Oh, I read a federal court opinion last night where it’s happening right now. And I’ve got the details for you.

But, first, let’s remember that what I’m about to share with you are facts pled in a complaint, and there are two sides to every story. What you’re getting right now is just the plaintiff’s version of the events. And, what the plaintiff claims, in this case, is that:

  • his employer terminated his employment upon his return from FMLA;
  • his employer told him that his separation was part of a reduction in force and that he would be free to apply for suitable future openings;
  • relying upon the employer’s explanation, he signed a general release in exchange for a severance payment;
  • he later learned that his supervisor fired him because of his health; and
  • the company had no intention of ever hiring him back.

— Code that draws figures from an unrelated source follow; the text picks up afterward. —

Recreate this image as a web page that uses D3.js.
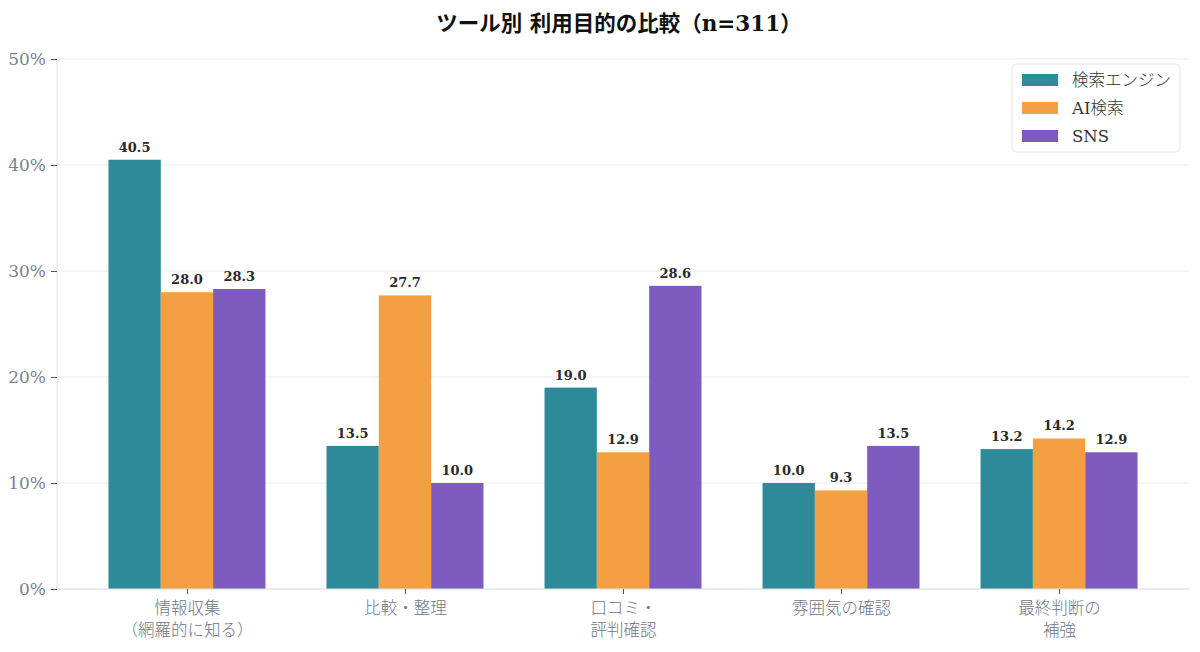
<!DOCTYPE html>
<html><head><meta charset="utf-8">
<script src="https://cdn.jsdelivr.net/npm/d3@7"></script>
<style>
body{margin:0;background:#fff;}
text{font-family:"DejaVu Serif","Noto Sans CJK JP",serif;}
</style></head>
<body>
<svg id="c" width="1200" height="652"></svg>
<script>
const categories = [["情報収集","（網羅的に知る）"],["比較・整理"],["口コミ・","評判確認"],["雰囲気の確認"],["最終判断の","補強"]];
const seriesNames = ["検索エンジン","AI検索","SNS"];
const searchEngine = [40.5,13.5,19.0,10.0,13.2];
const aiSearch = [28.0,27.7,12.9,9.3,14.2];
const sns = [28.3,10.0,28.6,13.5,12.9];
const yTicks = [0,10,20,30,40,50];
const colors = ["#2E8A99","#F4A042","#7E5CBF"];
const values = [searchEngine, aiSearch, sns];

const svg = d3.select("#c");
const mLeft = 57, mRight = 1189, mTop = 59, mBottom = 589;
const barW = 0.24;
const x = d3.scaleLinear().domain([-0.36-0.236, 4.36+0.236]).range([mLeft, mRight]);
const y = d3.scaleLinear().domain([0,50]).range([mBottom, mTop]);
const off = d3.scalePoint().domain(d3.range(3)).range([-barW, barW]);

// grid
svg.append("g").selectAll("line").data(yTicks).join("line")
  .attr("x1", mLeft).attr("x2", mRight).attr("y1", d=>y(d)).attr("y2", d=>y(d))
  .attr("stroke","#e8ecef").attr("stroke-width",1);

// bars
values.forEach((vals, si) => {
  svg.append("g").selectAll("rect").data(vals).join("rect")
    .attr("x", (d,i)=>x(i+off(si)-barW/2))
    .attr("width", (d,i)=>x(i+off(si)+barW/2)-x(i+off(si)-barW/2))
    .attr("y", d=>y(d)).attr("height", d=>y(0)-y(d))
    .attr("fill", colors[si]);
  svg.append("g").selectAll("text").data(vals).join("text")
    .attr("x", (d,i)=>x(i+off(si)))
    .attr("y", d=>y(d)-8)
    .attr("text-anchor","middle")
    .attr("font-size",13).attr("font-weight","bold").attr("fill","#2a2a2a")
    .text(d=>d.toFixed(1));
});

// y axis
const yAxis = d3.axisLeft(y).tickValues(yTicks).tickFormat(d=>d+"%").tickSize(6).tickPadding(5);
const ya = svg.append("g").attr("transform",`translate(${mLeft},0)`).call(yAxis);
ya.select(".domain").attr("stroke","#dfe3e7").attr("d",`M0,${mTop}V${mBottom}`);
ya.selectAll(".tick line").attr("stroke","#555");
ya.selectAll(".tick text").attr("font-size",17).attr("fill","#7a8290").attr("font-family","Lato, 'DejaVu Sans', sans-serif").attr("font-weight",300);

// x axis
const xAxis = d3.axisBottom(x).tickValues(d3.range(categories.length)).tickFormat("").tickSize(5);
const xa = svg.append("g").attr("transform",`translate(0,${mBottom})`).call(xAxis);
xa.select(".domain").attr("stroke","#dfe3e7").attr("d",`M${mLeft},0H${mRight}`);
xa.selectAll(".tick line").attr("stroke","#555");
xa.selectAll(".tick").each(function(d){
  const t = d3.select(this).append("text").attr("text-anchor","middle")
    .attr("font-size",16.5).attr("fill","#6f7782")
    .attr("font-family","'Noto Sans CJK JP',sans-serif").attr("font-weight",300);
  categories[d].forEach((line,li)=>{
    t.append("tspan").attr("x",0).attr("y",25+li*22).text(line);
  });
});

// title
svg.append("text").attr("x",(mLeft+mRight)/2-4).attr("y",31).attr("text-anchor","middle")
  .attr("font-size",21.5).attr("font-weight","bold").attr("fill","#111")
  .attr("font-family","'Noto Sans CJK JP','DejaVu Serif',serif")
  .text("ツール別 利用目的の比較（n=311）");

// legend
const lg = svg.append("g").attr("transform","translate(1012,64)");
lg.append("rect").attr("width",168).attr("height",88).attr("rx",4)
  .attr("fill","#fff").attr("stroke","#e3e6ea");
seriesNames.forEach((n,i)=>{
  lg.append("rect").attr("x",10).attr("y",10+i*28).attr("width",36).attr("height",12).attr("fill",colors[i]);
  lg.append("text").attr("x",60).attr("y",22+i*28).attr("font-size",16.5).attr("fill","#333")
    .attr("font-family","'Noto Sans CJK JP',sans-serif").attr("font-weight",300).text(n);
});
</script>
</body></html>
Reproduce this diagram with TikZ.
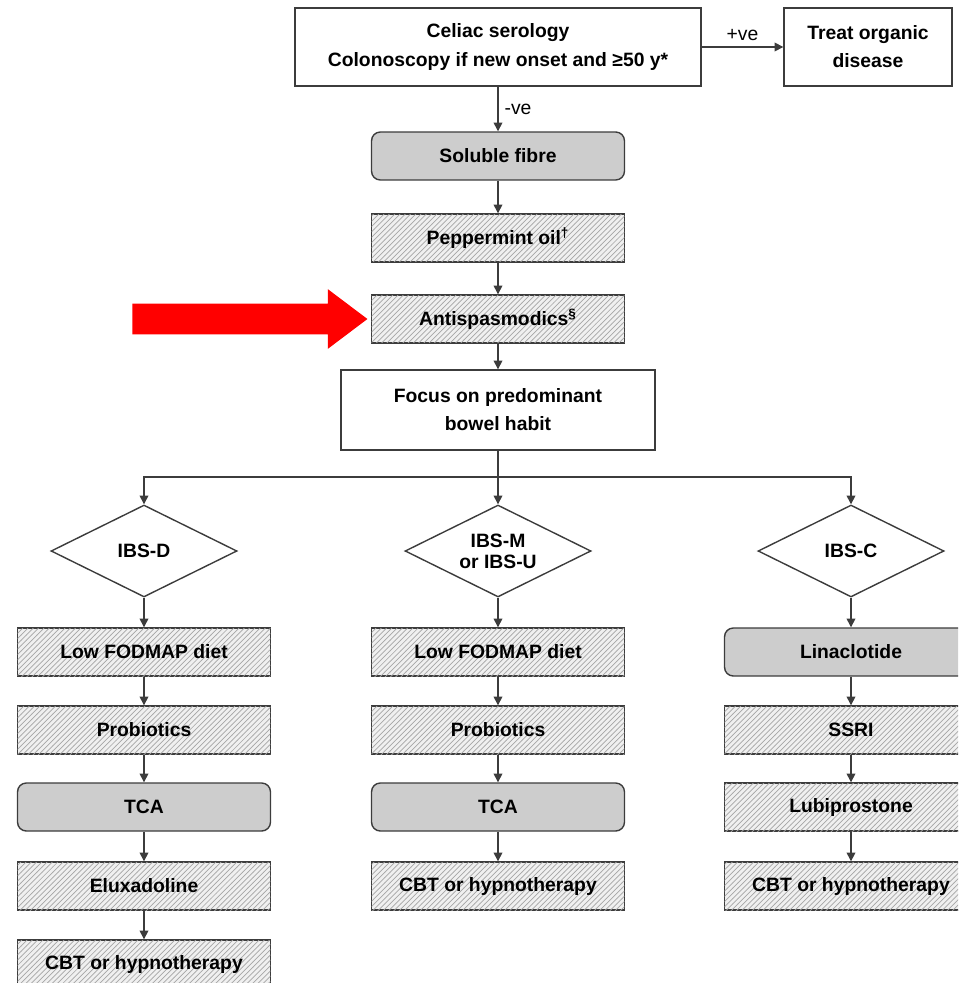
\documentclass[tikz,border=0pt]{standalone}
\usepackage{fontspec}
\setmainfont{Liberation Sans}
\usetikzlibrary{positioning,arrows.meta,shapes.geometric,shapes.arrows,patterns}
\definecolor{edge}{RGB}{60,60,60}
\definecolor{firstline}{RGB}{205,205,205}
\tikzset{%
  stepbox/.style={draw=edge, line width=0.8pt, minimum width=5.06cm, minimum height=0.96cm,
    inner sep=1pt, align=center, font=\bfseries\fontsize{11}{16}\selectfont},
  hatched/.style={stepbox, fill=black!6, postaction={pattern=north east lines, pattern color=black!35}},% second line options
  solid/.style={stepbox, rounded corners=5pt, fill=firstline},% first line options
  plainbox/.style={stepbox, fill=white},
  habit/.style={diamond, draw=edge, line width=0.8pt, aspect=2, inner sep=0pt,
    minimum width=3.72cm, minimum height=1.84cm, align=center,
    font=\bfseries\fontsize{11}{12}\selectfont},% bowel habit subtype
  flow/.style={-{Triangle[length=5pt,width=5pt]}, line width=0.8pt, draw=edge},
  result/.style={font=\fontsize{11}{13}\selectfont},% +ve / -ve
  pointer/.style={single arrow, fill=red, draw=none, inner xsep=0pt, inner ysep=0.3cm,
    minimum height=4.7cm, single arrow head extend=0.29cm, single arrow tip angle=74}
}

\begin{document}
\begin{tikzpicture}[x=0.02cm, y=-0.02cm]
\useasboundingbox (0,0) rectangle (958,983);
\clip (0,0) rectangle (958,983);

% top of the algorithm
\node[plainbox, minimum width=8.12cm, minimum height=1.56cm] (serology) at (498,47)
  {Celiac serology\\Colonoscopy if new onset and ≥50 y*};
\node[plainbox, minimum width=3.36cm, minimum height=1.56cm] (organic) at (868,47)
  {Treat organic\\disease};
\node[solid] (fibre) at (498,156) {Soluble fibre};
\node[hatched] (peppermint) at (498,238) {Peppermint oil\textsuperscript{†}};
\node[hatched] (antisp) at (498,319) {Antispasmodics\textsuperscript{§}};
\node[plainbox, minimum width=6.28cm, minimum height=1.6cm] (focus) at (498,410)
  {Focus on predominant\\bowel habit};
\node[pointer, anchor=tip] (marker) at (368,319) {};

\draw[flow] (serology) -- node[result, above] {+ve} (organic);
\draw[flow] (serology) -- node[result, right] {-ve} (fibre);
\draw[flow] (fibre) -- (peppermint);
\draw[flow] (peppermint) -- (antisp);
\draw[flow] (antisp) -- (focus);

% three subtypes
\coordinate (split) at (498,477);
\node[habit] (ibsd) at (144,551) {IBS-D};
\node[habit] (ibsm) at (498,551) {IBS-M\\or IBS-U};
\node[habit] (ibsc) at (851,551) {IBS-C};

\draw[line width=0.8pt, draw=edge] (focus) -- (split);
\draw[flow] (split) -| (ibsd);
\draw[flow] (split) -- (ibsm);
\draw[flow] (split) -| (ibsc);

% IBS-D
\node[hatched] (d1) at (144,652) {Low FODMAP diet};
\node[hatched] (d2) at (144,730) {Probiotics};
\node[solid] (d3) at (144,807) {TCA};
\node[hatched] (d4) at (144,886) {Eluxadoline};
\node[hatched] (d5) at (144,964) {CBT or hypnotherapy};

% IBS-M / IBS-U
\node[hatched] (m1) at (498,652) {Low FODMAP diet};
\node[hatched] (m2) at (498,730) {Probiotics};
\node[solid] (m3) at (498,807) {TCA};
\node[hatched] (m4) at (498,886) {CBT or hypnotherapy};

% IBS-C
\node[solid] (c1) at (851,652) {Linaclotide};
\node[hatched] (c2) at (851,730) {SSRI};
\node[hatched] (c3) at (851,807) {Lubiprostone};
\node[hatched] (c4) at (851,886) {CBT or hypnotherapy};

\draw[flow] (ibsd) -- (d1);
\draw[flow] (d1) -- (d2);
\draw[flow] (d2) -- (d3);
\draw[flow] (d3) -- (d4);
\draw[flow] (d4) -- (d5);

\draw[flow] (ibsm) -- (m1);
\draw[flow] (m1) -- (m2);
\draw[flow] (m2) -- (m3);
\draw[flow] (m3) -- (m4);

\draw[flow] (ibsc) -- (c1);
\draw[flow] (c1) -- (c2);
\draw[flow] (c2) -- (c3);
\draw[flow] (c3) -- (c4);

\end{tikzpicture}
\end{document}
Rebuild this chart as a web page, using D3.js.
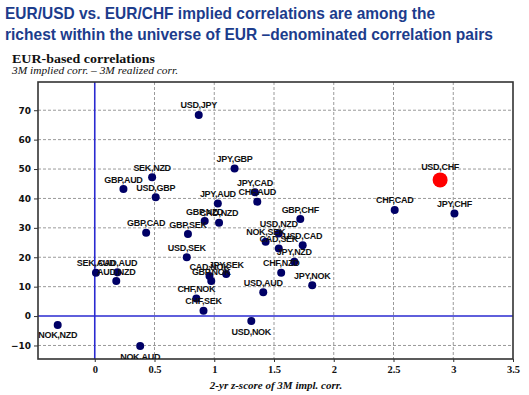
<!DOCTYPE html>
<html><head><meta charset="utf-8">
<script src="https://cdn.jsdelivr.net/npm/d3@7"></script>
<style>html,body{margin:0;padding:0;background:#fff;}svg{display:block;}</style>
</head><body>
<script>
// ---- data ----
const pairs = ["USD,JPY","JPY,GBP","SEK,NZD","GBP,AUD","USD,GBP","JPY,AUD","JPY,CAD","CHF,AUD","GBP,NZD","CAD,NZD","GBP,SEK","GBP,CAD","USD,SEK","SEK,AUD","CAD,AUD","AUD,NZD","CAD,NOK","GBP,NOK","JPY,SEK","CHF,NOK","CHF,SEK","USD,AUD","USD,NOK","NOK,NZD","NOK,AUD","CHF,CAD","JPY,CHF","USD,CHF","GBP,CHF","USD,NZD","USD,CAD","JPY,NZD","CHF,NZD","JPY,NOK","NOK,SEK","CAD,SEK"];
const zScore = [0.87,1.17,0.48,0.24,0.51,1.03,1.34,1.36,0.92,1.04,0.78,0.43,0.77,0.01,0.19,0.18,0.96,0.975,1.10,0.85,0.91,1.41,1.31,-0.31,0.38,2.51,3.01,2.89,1.72,1.54,1.74,1.67,1.56,1.82,1.43,1.54];
const spread = [68.4,50.2,47.2,43.2,40.4,38.3,42.1,38.9,32.3,31.7,27.9,28.3,20.0,14.7,14.9,11.9,13.6,11.9,14.3,6.0,1.8,8.1,-1.7,-3.0,-10.2,36.1,34.9,46.3,33.0,28.1,24.1,18.5,14.7,10.5,25.3,23.0];
const labelBelow = ["NOK,NZD","USD,NOK","NOK,AUD"];
const highlight = "USD,CHF";
const xTicks = [0,0.5,1,1.5,2,2.5,3,3.5];
const yTicks = [-10,0,10,20,30,40,50,60,70];
const titleLines = ["EUR/USD vs. EUR/CHF implied correlations are among the","richest within the universe of EUR \u2013denominated correlation pairs"];
const subTitle = "EUR-based correlations";
const subSubTitle = "3M implied corr. \u2013 3M realized corr.";
const xTitle = "2-yr z-score of 3M impl. corr.";

const W = 529, H = 395;
const svg = d3.select("body").append("svg").attr("width", W).attr("height", H);

// titles
const tl = [{t: titleLines[0], y: 18.5, w: 430}, {t: titleLines[1], y: 40, w: 488}];
svg.selectAll("text.title").data(tl).enter().append("text")
  .attr("class","title").attr("x", 5).attr("y", d => d.y)
  .attr("textLength", d => d.w).attr("lengthAdjust","spacingAndGlyphs")
  .style("font-family","'Liberation Sans Narrow','Arial Narrow','Liberation Sans',Arial,sans-serif")
  .style("font-weight","bold").style("font-size","16.5px").style("fill","#1c3c8c")
  .text(d => d.t);

svg.append("text").attr("x", 12).attr("y", 63).attr("textLength", 143).attr("lengthAdjust","spacingAndGlyphs")
  .style("font-family","'Liberation Serif','Times New Roman',serif").style("font-weight","bold")
  .style("font-size","13.5px").style("fill","#111").text(subTitle);
svg.append("text").attr("x", 12).attr("y", 74).attr("textLength", 166).attr("lengthAdjust","spacingAndGlyphs")
  .style("font-family","'Liberation Serif','Times New Roman',serif").style("font-style","italic")
  .style("font-size","10.5px").style("fill","#111").text(subSubTitle);

// scales
const L = 38, R = 513, T = 82, B = 359;
const x = d3.scaleLinear().domain([-0.475, 3.5]).range([L, R]);
const y = d3.scaleLinear().domain([-14.6, 79.6]).range([B, T]);

// grid
const g = svg.append("g");
g.selectAll("line.hg").data(yTicks.filter(v => v !== 0)).enter().append("line")
  .attr("x1", L).attr("x2", R).attr("y1", d => y(d)).attr("y2", d => y(d))
  .attr("stroke","#9a9a9a").attr("stroke-width",1).attr("stroke-dasharray","3,2");
g.selectAll("line.vg").data(xTicks.filter(v => v !== 0 && v !== 3.5)).enter().append("line")
  .attr("y1", T).attr("y2", B).attr("x1", d => x(d)).attr("x2", d => x(d))
  .attr("stroke","#9a9a9a").attr("stroke-width",1).attr("stroke-dasharray","3,2");

// zero lines
g.append("line").attr("x1", L).attr("x2", R).attr("y1", y(0)).attr("y2", y(0))
  .attr("stroke","#2a2ad0").attr("stroke-width",1.6);
g.append("line").attr("y1", T).attr("y2", B).attr("x1", x(0)).attr("x2", x(0))
  .attr("stroke","#2a2ad0").attr("stroke-width",1.6);

// axes
const yAxis = d3.axisLeft(y).tickValues(yTicks).tickSize(4).tickSizeOuter(0).tickPadding(3);
const ya = svg.append("g").attr("transform", `translate(${L},0)`).call(yAxis);
ya.select(".domain").remove();
ya.selectAll("line").attr("stroke","#333");
ya.selectAll("text").style("font-family","'DejaVu Sans','Liberation Sans',sans-serif")
  .style("font-weight","bold").style("font-size","9px").style("fill","#111");

const xAxis = d3.axisBottom(x).tickValues(xTicks).tickSize(3).tickSizeOuter(0).tickPadding(4).tickFormat(d3.format("~g"));
const xa = svg.append("g").attr("transform", `translate(0,${B})`).call(xAxis);
xa.select(".domain").remove();
xa.selectAll("line").attr("stroke","#333");
xa.selectAll("text").style("font-family","'Liberation Serif','Times New Roman',serif")
  .style("font-weight","bold").style("font-size","10.5px").style("fill","#111");

svg.append("text").attr("x", 276).attr("y", 389).attr("text-anchor","middle")
  .style("font-family","'Liberation Serif','Times New Roman',serif").style("font-style","italic")
  .style("font-weight","bold").style("font-size","11px").style("fill","#111").text(xTitle);

// frame
svg.append("rect").attr("x", L).attr("y", T).attr("width", R - L).attr("height", B - T)
  .attr("fill","none").attr("stroke","#333").attr("stroke-width",1.6);

// clip
svg.append("clipPath").attr("id","pc").append("rect").attr("x", L).attr("y", T).attr("width", R - L).attr("height", B - T);

const data = pairs.map((p, i) => ({p, zx: zScore[i], zy: spread[i]}));
const pts = svg.append("g").attr("clip-path","url(#pc)");
pts.selectAll("circle").data(data).enter().append("circle")
  .attr("cx", d => x(d.zx)).attr("cy", d => y(d.zy))
  .attr("r", d => d.p === highlight ? 7.5 : 4)
  .attr("fill", d => d.p === highlight ? "#ff0000" : "#000066");
pts.selectAll("text").data(data).enter().append("text")
  .attr("x", d => x(d.zx))
  .attr("y", d => labelBelow.includes(d.p) ? y(d.zy) + 13.5 : y(d.zy) - (d.p === highlight ? 9.5 : 6.5))
  .attr("text-anchor","middle")
  .style("font-family","'Liberation Sans',Arial,sans-serif").style("font-weight","bold")
  .style("font-size","9px").style("fill","#111").style("letter-spacing","-0.3px")
  .text(d => d.p);
</script>
</body></html>
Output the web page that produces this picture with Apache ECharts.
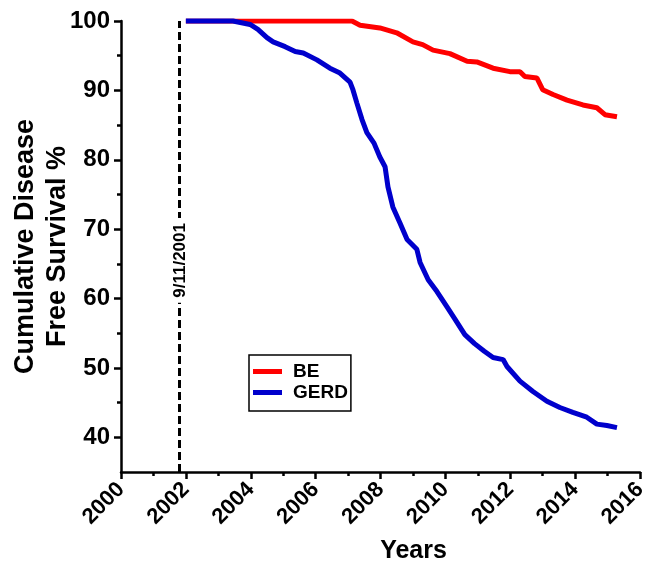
<!DOCTYPE html>
<html>
<head>
<meta charset="utf-8">
<script src="https://cdn.jsdelivr.net/npm/echarts@6/dist/echarts.min.js"></script>
<style>
html,body{margin:0;padding:0;background:#fff;}
#chart{width:649px;height:562px;}
</style>
</head>
<body>
<div id="chart"></div>
<script>
// ---- data ----
const beYears   = [2002.0, 2007.12, 2007.37, 2007.98, 2008.5, 2009.0, 2009.3, 2009.62, 2010.14, 2010.67, 2010.97, 2011.47, 2011.99, 2012.30, 2012.45, 2012.82, 2013.0, 2013.32, 2013.75, 2014.24, 2014.67, 2014.92, 2015.29];
const beValues  = [100, 100, 99.4, 99.0, 98.3, 97.0, 96.6, 95.8, 95.3, 94.2, 94.1, 93.2, 92.7, 92.7, 92.0, 91.8, 90.1, 89.4, 88.6, 87.9, 87.5, 86.5, 86.2];
const gerdYears  = [2002.0, 2003.45, 2003.98, 2004.22, 2004.5, 2004.69, 2005.06, 2005.37, 2005.62, 2006.04, 2006.44, 2006.75, 2007.06, 2007.15, 2007.27, 2007.43, 2007.58, 2007.8, 2007.98, 2008.14, 2008.23, 2008.38, 2008.6, 2008.82, 2009.12, 2009.22, 2009.47, 2009.74, 2010.05, 2010.3, 2010.6, 2010.9, 2011.2, 2011.47, 2011.78, 2011.9, 2012.3, 2012.7, 2013.13, 2013.53, 2013.93, 2014.36, 2014.67, 2014.98, 2015.29];
const gerdValues = [100, 100, 99.5, 98.8, 97.6, 97.0, 96.3, 95.6, 95.4, 94.4, 93.2, 92.5, 91.2, 90.1, 88.2, 85.8, 83.9, 82.4, 80.4, 79.0, 76.1, 73.2, 70.9, 68.5, 67.1, 65.2, 62.7, 61.0, 58.8, 57.0, 54.8, 53.5, 52.4, 51.5, 51.2, 50.2, 48.1, 46.6, 45.2, 44.3, 43.6, 42.9, 41.9, 41.7, 41.4];
const seriesNames = ['BE', 'GERD'];
const eventYear = 2001.8;
const eventLabel = '9/11/2001';
const yMajorTicks = [40, 50, 60, 70, 80, 90, 100];
const yMinorTicks = [45, 55, 65, 75, 85, 95];
const xAxisTitle = 'Years';
const yAxisTitle = 'Cumulative Disease\nFree Survival %';

const FONT = '"Liberation Sans", Arial, sans-serif';
const zip = (xs, ys) => xs.map((x, i) => [x, ys[i]]);

const chart = echarts.init(document.getElementById('chart'), null, {renderer: 'canvas'});
chart.setOption({
  animation: false,
  backgroundColor: '#fff',
  grid: {left: 121, right: 9, top: 21, bottom: 90, containLabel: false, outerBoundsMode: 'none'},
  legend: {
    data: seriesNames,
    orient: 'vertical',
    left: 249, top: 355,
    padding: [6, 3, 8, 4],
    itemGap: 0,
    itemWidth: 29, itemHeight: 5,
    icon: 'rect',
    borderColor: '#000', borderWidth: 1.5,
    textStyle: {fontFamily: FONT, fontWeight: 'bold', fontSize: 19, color: '#000', lineHeight: 21, padding: [0, 0, 0, 6]}
  },
  xAxis: {
    type: 'value', min: 2000, max: 2016, interval: 2,
    name: xAxisTitle, nameLocation: 'middle', nameGap: 67, nameMoveOverlap: false,
    nameTextStyle: {fontFamily: FONT, fontWeight: 'bold', fontSize: 25, color: '#000', padding: [0, 0, 0, 66]},
    axisLine: {lineStyle: {color: '#000', width: 2.5}},
    axisTick: {length: 7, lineStyle: {color: '#000', width: 2.5}},
    minorTick: {show: true, splitNumber: 2, length: 4, lineStyle: {color: '#000', width: 2.5}},
    splitLine: {show: false},
    axisLabel: {rotate: 45, margin: 14, fontFamily: FONT, fontWeight: 'bold', fontSize: 22, color: '#000',
      formatter: v => String(Math.round(v))}
  },
  yAxis: [{
    type: 'value', min: 35, max: 100, interval: 5,
    name: yAxisTitle, nameLocation: 'middle', nameGap: 47, nameMoveOverlap: false,
    nameTextStyle: {fontFamily: FONT, fontWeight: 'bold', fontSize: 27, color: '#000', lineHeight: 32},
    axisLine: {show: true, lineStyle: {color: '#000', width: 2.5}},
    axisTick: {show: true, customValues: yMajorTicks, length: 7, lineStyle: {color: '#000', width: 2.5}},
    splitLine: {show: false},
    axisLabel: {customValues: yMajorTicks, margin: 11, fontFamily: FONT, fontWeight: 'bold', fontSize: 24, color: '#000'}
  }, {
    type: 'value', min: 35, max: 100, interval: 5, position: 'left',
    axisLine: {show: false},
    axisTick: {show: true, customValues: yMinorTicks, length: 4, lineStyle: {color: '#000', width: 2.5}},
    axisLabel: {show: false},
    splitLine: {show: false}
  }],
  series: [{
    name: seriesNames[0], type: 'line', yAxisIndex: 0,
    data: zip(beYears, beValues),
    showSymbol: false, symbol: 'none',
    color: '#ff0000',
    lineStyle: {color: '#ff0000', width: 5},
    markLine: {
      silent: true, symbol: 'none',
      lineStyle: {color: '#000', width: 3, type: [8, 4]},
      label: {show: false},
      data: [
        [{coord: [eventYear, 35]}, {coord: [eventYear, 100]}],
        [{coord: [eventYear, 35], lineStyle: {color: 'rgba(0,0,0,0)', width: 0.1},
          label: {show: true, position: 'middle', distance: -9, formatter: eventLabel, fontFamily: FONT,
                  fontSize: 17, fontWeight: 'bold', color: '#000', backgroundColor: '#fff', padding: [0, 5]}},
         {coord: [eventYear, 96]}]
      ]
    }
  }, {
    name: seriesNames[1], type: 'line', yAxisIndex: 0,
    data: zip(gerdYears, gerdValues),
    showSymbol: false, symbol: 'none', clip: false,
    color: '#0000cc',
    lineStyle: {color: '#0000cc', width: 5}
  }]
});
</script>
</body>
</html>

The plaintiff alleged that his former employer fraudulently induced him into signing the release (for which he received a few thousand dollars, BTW.)

Under Delaware law, where this case is pending, fraudulent inducement requires five elements:

(1) the defendant falsely represented or omitted facts that the defendant had a duty to disclose; (2) the defendant knew or believed that the representation was false or made the representation with a reckless indifference to the truth; (3) the defendant intended to induce the plaintiff to act or refrain from acting; ( 4) the plaintiff acted in justifiable reliance on the representation; and (5) the plaintiff was injured by its reliance.

In plain English, if the plaintiff knew then what he knew now — but for the employer’s deception — and he would never have signed, then he may have a claim.

And while the plaintiff claimed that the company fraudulently induced him into signing the release, the employer had a bunch of good defenses when it moved to dismiss the plaintiff’s complaint.

First, there was the general release that the plaintiff signed. Second, there was the additional language where the employee acknowledged that he was not relying on “any [prior] representations, promises, or agreements of any kind” when signing the release. In other words, regardless of what the company may have told the employee about his prospects with the company, signing the agreement wiped that slate clean. Third, the employee had the opportunity to have counsel review the contract before he signed it.

These defenses seemed good to me.

But, I don’t wear the black robe. Here’s more from the woman that does:

Here, the record before the Court suggests that the anti-reliance clause was not negotiated or highlighted, but rather exists within a boiler plate merger clause near the end of the document. Unlike many of the clauses of the Release, the anti-reliance language was not set apart, bolded, capitalized, or in any way identified to call it out or signify its importance. Moreover, here, the drafter of the release was a sophisticated party, but the Plaintiff was, by all accounts, an unsophisticated party, and thus … it is possible that the presence of anti-reliance language is not dispositive of Plaintiff’s claims. The Court finds that Plaintiff, on the facts currently before the Court, has made a plausible claim for relief for fraudulent inducement.

Motion to dismiss denied. Uggh!

Employer takeaways.

What’s that dumb saying? You can lead a horse to water, but you can’t force it to drink.

Yeah, ok, I get it. From now on, I’m going to bold, capitalize, and call out the anti-reliance language to set it apart and signify its importance.

Apart from that, let’s recognize that sh*t happens. In the rarest-of-rare situations like the one the plaintiff describes, I mean, whattaya gonna do? Except probably pay a little bit more to resolve the claim for peace of mind because that’s what you were going for when you offered the severance in the first place. Amirite?